Park in Katowice, Poland

The Kościuszko Park, which has existed since 1925, is one of the most famous and frequented parks in Katowice, Poland. It is situated at the street of the same name.

Its foundation dates back to 1888 when a municipal park was founded on the 6 ha area of suburban grove. The present area of the park is 72 ha. Its arrangement is influenced by English gardens-parks, which is emphasized by an alley of roses turned to wild. There are flower arrangements on the flower-beds and pergolas and classicistic gardens. After dusk the park is lit by stylish street lamps.

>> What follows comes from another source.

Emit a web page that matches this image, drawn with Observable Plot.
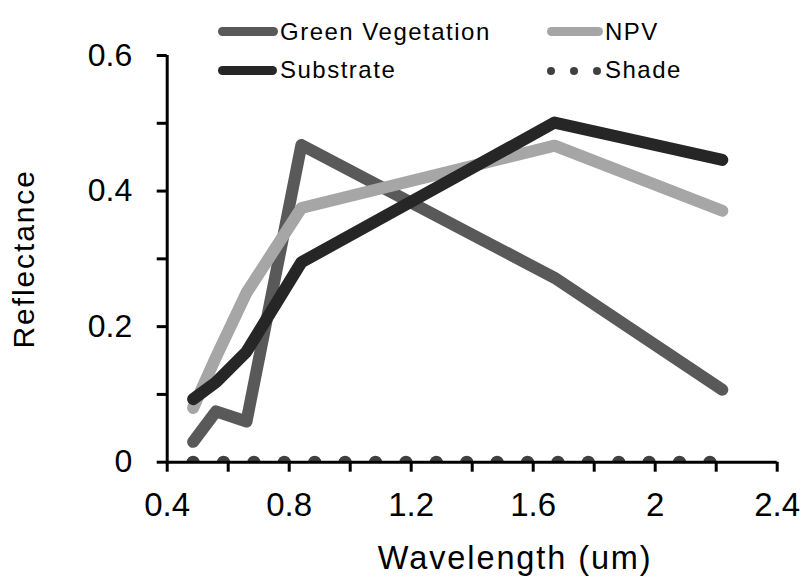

In the park there are several structures, such as a commemorative plaque funded for the patron, Tadeusz Kościuszko, by the people of Katowice in 1925. The parachute tower also dates back to that time. It is currently being rebuilt to its height of 40 m; it was erected as a training structure. Not far from it there is a monument commemorating the heroic participation of scouts in the defence of the town against the Nazi invaders in 1939. Two wooden structures, Upper Silesia, a manorial granary from 1688 (burnt in 1970) and the Church of St. Michael Archangel, a wooden church under the invocation of St. Michael from 1510 moved from Syrynia, were placed in the park. The park also houses a permanent gallery of plein-air sculpture, collecting works of famous artists of the region: Zygmunt Brachmanski, Augustyn Dyrda, Joachim Krakowczyk, Piotr Latoska, Jacek Sarapata, Andrzej Szczepaniec.

In winter children can use a toboggan track and a ski route. The Soviet soldiers who died in 1945 are also buried there. The Park Hall, erected in the 1950s, is situated opposite the park and holds 3.500 people. At present it is a grocery/supermarket. Nearby there is a military cemetery from the interbellum, and toward the centre there is a sports stadium of the Physical Training Academy.